De même, avec l’obligation d’insérer des moteurs dans une trompe artificielle, il ne sera pas possible de lui faire reproduire les 20 mouvements de base identifiés chez l’éléphant. Mais peut-être que 5 ou 10 suffiraient. L’idée est d’arriver à produire un bras robotique souple, capable de détecter, d’atteindre, de saisir, de manipuler et de libérer toute une série de types d’objets.
Les applications potentielles sont multiples, du robot qui classe des objets de tailles et de formes différentes, à l’assistant des secouristes sur une zone de catastrophe naturelle, en passant par le robot d’assistance aux personnes âgées.
L’industrie frappe à la porte
Pour Michel Milinkovitch et son équipe, l’aventure est loin d’être terminée: «nous allons encore être sollicités, il reste des séquences de trajectoire à modéliser, et quand ils auront leur robot, nous allons refaire une analyse de trajectoire pour comparer la machine aux vraies trompes». Et une fois le bras construit, il faudra l’habiller. On sait que la question des surfaces de contact est centrale en robotique. Comment une main métallique peut-elle avoir la douceur nécessaire pour saisir une fleur sans l’écraser? Dans ce domaine, l’expérience acquise par les Genevois sur la peau des éléphants pourrait encore servir les roboticiens italiens.
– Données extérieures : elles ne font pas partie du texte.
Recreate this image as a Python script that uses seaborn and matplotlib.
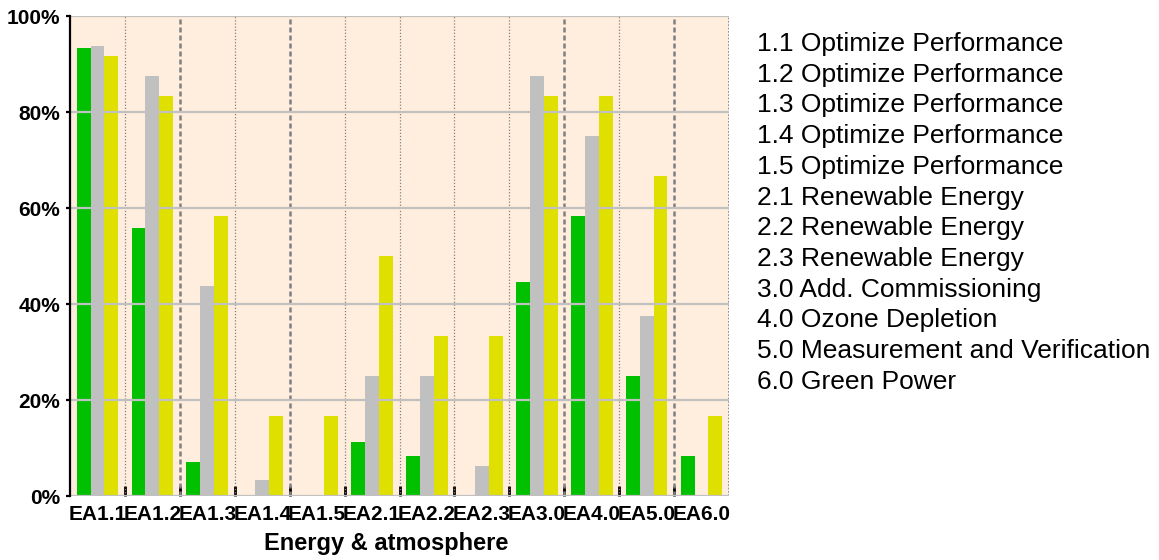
"""Energy & atmosphere credit achievement chart -> out.png"""

import numpy as np
import pandas as pd
import matplotlib
matplotlib.use("Agg")
import matplotlib.pyplot as plt
import matplotlib.ticker as mticker
import seaborn as sns

CATEGORIES = ["EA1.1", "EA1.2", "EA1.3", "EA1.4", "EA1.5", "EA2.1",
              "EA2.2", "EA2.3", "EA3.0", "EA4.0", "EA5.0", "EA6.0"]
SERIES = ["A", "B", "C"]
GREEN  = [93.3, 55.8, 7.1, 0.0, 0.0, 11.25, 8.3, 0.0, 44.6, 58.3, 25.0, 8.3]
GRAY   = [93.75, 87.5, 43.75, 3.3, 0.0, 25.0, 25.0, 6.25, 87.5, 75.0, 37.5, 0.0]
YELLOW = [91.7, 83.3, 58.3, 16.7, 16.7, 50.0, 33.3, 33.3, 83.3, 83.3, 66.7, 16.7]
DESCRIPTIONS = [
    "1.1 Optimize Performance",
    "1.2 Optimize Performance",
    "1.3 Optimize Performance",
    "1.4 Optimize Performance",
    "1.5 Optimize Performance",
    "2.1 Renewable Energy",
    "2.2 Renewable Energy",
    "2.3 Renewable Energy",
    "3.0 Add. Commissioning",
    "4.0 Ozone Depletion",
    "5.0 Measurement and Verification",
    "6.0 Green Power",
]
X_LABEL = "Energy & atmosphere"
Y_TICKS = [0, 20, 40, 60, 80, 100]

COLORS  = ["#00C000", "#C0C0C0", "#E0E000"]
BG      = "#FFEEDD"
GRID    = "#C0C0C0"
SEP     = "#808080"
THICK_SEPS = [1.5, 3.5, 8.5, 10.5]

df = pd.DataFrame({
    "cat": np.repeat(CATEGORIES, len(SERIES)),
    "series": SERIES * len(CATEGORIES),
    "val": np.column_stack([GREEN, GRAY, YELLOW]).ravel(),
})

sns.set_style("white")
plt.rcParams["font.family"] = ["Liberation Sans", "DejaVu Sans"]
plt.rcParams["text.color"] = "black"
plt.rcParams["xtick.color"] = "black"
plt.rcParams["ytick.color"] = "black"
plt.rcParams["axes.labelcolor"] = "black"

fig = plt.figure(figsize=(11.59, 5.6), dpi=100)
ax = fig.add_axes([70 / 1159, 1 - 496 / 560, 659 / 1159, 480 / 560])
ax.set_facecolor(BG)

sns.barplot(data=df, x="cat", y="val", hue="series", order=CATEGORIES,
            hue_order=SERIES, palette=COLORS, width=0.76, saturation=1,
            linewidth=0, edgecolor="none", ax=ax, legend=False, zorder=2)

ax.set_xlim(-0.5, len(CATEGORIES) - 0.5)
ax.set_ylim(0, 100)

# horizontal grid on top of bars
for y in Y_TICKS:
    ax.axhline(y, color=GRID, lw=1.6, zorder=3)

# group separators
for k in range(len(CATEGORIES) - 1):
    b = k + 0.5
    if b in THICK_SEPS:
        ax.axvline(b, color=SEP, lw=1.8, ls=(0, (2.0, 1.2)), zorder=1)
    else:
        ax.axvline(b, color=SEP, lw=0.9, ls=(0, (1, 1.5)), zorder=1)
ax.axvline(len(CATEGORIES) - 0.5, color=SEP, lw=1.2, ls=(0, (1, 1)), zorder=1)

for s in ["top", "right", "bottom"]:
    ax.spines[s].set_visible(False)
ax.spines["left"].set_color("black")
ax.spines["left"].set_linewidth(1.6)
ax.spines["left"].set_zorder(4)

ax.set_yticks(Y_TICKS)
ax.yaxis.set_major_formatter(mticker.FuncFormatter(lambda v, p: f"{v:.0f}%"))
ax.tick_params(axis="y", which="major", left=True, length=3, width=1.6,
               color="black", pad=4, labelsize=15, labelcolor="black")
for lab in ax.get_yticklabels():
    lab.set_fontweight("bold")

ax.set_xticks(range(len(CATEGORIES)))
ax.set_xticklabels(CATEGORIES, fontsize=15, fontweight="bold", color="black")
ax.tick_params(axis="x", which="major", bottom=False, pad=3)
ax.set_xticks([k + 0.5 for k in range(len(CATEGORIES) - 1)], minor=True)
ax.tick_params(axis="x", which="minor", bottom=True, direction="in",
               length=7, width=2, color="black")

ax.set_xlabel(X_LABEL, fontsize=17, fontweight="bold", color="black")
ax.xaxis.set_label_coords(316 / 659, -36 / 480)
ax.set_ylabel("")

# category description list on the right
for i, txt in enumerate(DESCRIPTIONS):
    fig.text(757 / 1159, 1 - (44 + i * 30.7) / 560, txt, fontsize=19,
             va="center", ha="left", color="black")

fig.savefig("out.png", dpi=100)
plt.close(fig)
«On devrait avoir un premier prototype dans 18 mois à peu près», prévoit le professeur. «Plusieurs industriels frappent déjà à notre porte. Je ne peux pas donner de noms à ce stade, mais je peux vous dire que l’intérêt est réel».
Trop beau!
Avec ces deux recherches sur les éléphants, Michel Milinkovitch s’est pas mal éloigné de ses domaines habituels d’excellence. Un coup d’œil sur la longue liste de ses publications suffit à s’en convaincre: quel rapport entre la robotique et (par exemple) les cristaux photoniques qui permettent aux caméléons de changer de couleur, les empreintes génétiques des ancêtres des baleines ou l’analyse des populations de tortues géantes des Galapagos?
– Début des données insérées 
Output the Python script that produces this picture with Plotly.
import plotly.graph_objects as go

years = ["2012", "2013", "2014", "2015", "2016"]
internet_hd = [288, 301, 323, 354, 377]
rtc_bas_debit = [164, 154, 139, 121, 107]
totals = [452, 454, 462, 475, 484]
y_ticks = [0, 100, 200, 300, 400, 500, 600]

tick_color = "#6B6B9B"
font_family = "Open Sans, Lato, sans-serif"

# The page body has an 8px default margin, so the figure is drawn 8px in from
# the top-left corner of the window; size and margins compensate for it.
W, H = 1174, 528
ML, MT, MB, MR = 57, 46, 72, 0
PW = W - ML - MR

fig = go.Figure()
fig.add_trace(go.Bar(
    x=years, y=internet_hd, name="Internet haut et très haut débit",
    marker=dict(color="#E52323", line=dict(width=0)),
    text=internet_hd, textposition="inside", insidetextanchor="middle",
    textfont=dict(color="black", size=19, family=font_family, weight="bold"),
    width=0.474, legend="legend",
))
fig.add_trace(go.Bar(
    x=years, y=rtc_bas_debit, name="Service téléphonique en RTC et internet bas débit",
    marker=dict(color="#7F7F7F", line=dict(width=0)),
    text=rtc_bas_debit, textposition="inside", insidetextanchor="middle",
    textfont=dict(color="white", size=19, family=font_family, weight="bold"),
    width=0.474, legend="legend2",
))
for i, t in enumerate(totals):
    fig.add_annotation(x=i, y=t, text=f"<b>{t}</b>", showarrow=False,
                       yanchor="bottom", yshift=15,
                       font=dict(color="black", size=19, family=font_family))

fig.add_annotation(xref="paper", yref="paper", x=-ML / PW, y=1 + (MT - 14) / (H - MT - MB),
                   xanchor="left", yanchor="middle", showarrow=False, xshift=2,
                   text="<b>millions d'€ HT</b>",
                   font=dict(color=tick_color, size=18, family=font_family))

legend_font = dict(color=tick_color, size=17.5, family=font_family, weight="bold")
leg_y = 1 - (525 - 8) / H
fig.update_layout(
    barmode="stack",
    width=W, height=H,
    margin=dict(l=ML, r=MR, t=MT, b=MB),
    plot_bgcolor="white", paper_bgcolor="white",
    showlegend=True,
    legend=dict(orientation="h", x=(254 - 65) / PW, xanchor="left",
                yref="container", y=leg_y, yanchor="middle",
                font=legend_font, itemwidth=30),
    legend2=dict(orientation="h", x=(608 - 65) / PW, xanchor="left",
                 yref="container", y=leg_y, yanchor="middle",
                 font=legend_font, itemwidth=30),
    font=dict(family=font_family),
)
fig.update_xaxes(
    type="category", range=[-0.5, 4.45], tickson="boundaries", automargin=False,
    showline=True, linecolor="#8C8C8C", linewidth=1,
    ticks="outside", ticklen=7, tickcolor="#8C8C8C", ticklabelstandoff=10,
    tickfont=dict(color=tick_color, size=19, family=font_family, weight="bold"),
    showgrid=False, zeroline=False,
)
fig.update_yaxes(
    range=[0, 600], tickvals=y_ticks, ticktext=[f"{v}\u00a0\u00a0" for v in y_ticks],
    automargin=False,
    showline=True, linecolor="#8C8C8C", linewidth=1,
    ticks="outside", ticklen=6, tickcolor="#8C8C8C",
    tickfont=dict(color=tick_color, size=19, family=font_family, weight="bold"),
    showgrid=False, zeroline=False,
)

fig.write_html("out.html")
«La science aujourd’hui est trop cloisonnée. On doit choisir une discipline, mais ces frontières sont très artificielles. D’ailleurs, la nature les ignore» Michel Milinkovitch
C’est que chez cet adepte convaincu (et pratiquant) de la transdisciplinarité, l’éclectisme semble être une seconde nature. Pour lui, «la science aujourd’hui est trop cloisonnée. On doit choisir une discipline, mais ces frontières sont très artificielles. D’ailleurs, la nature les ignore. Le problème, c’est que parfois, les scientifiques ne sont pas au courant des principes fondamentaux des autres disciplines. Ainsi, si j’écris une équation au tableau, mes étudiants paniquent, parce qu’ils ne sont pas à un cours de maths. Mais il suffit de leur montrer qu’une équation peut être la manière la plus simple de décrire un phénomène, une relation».
Alors oui, des robots inspirés par des éléphants, c’est «très particulier par rapport à ce que nous faisons d’habitude» admet Michel Milinkovitch. Avant d’ajouter: «mais je ne pouvais pas refuser ce projet. Il est trop beau!»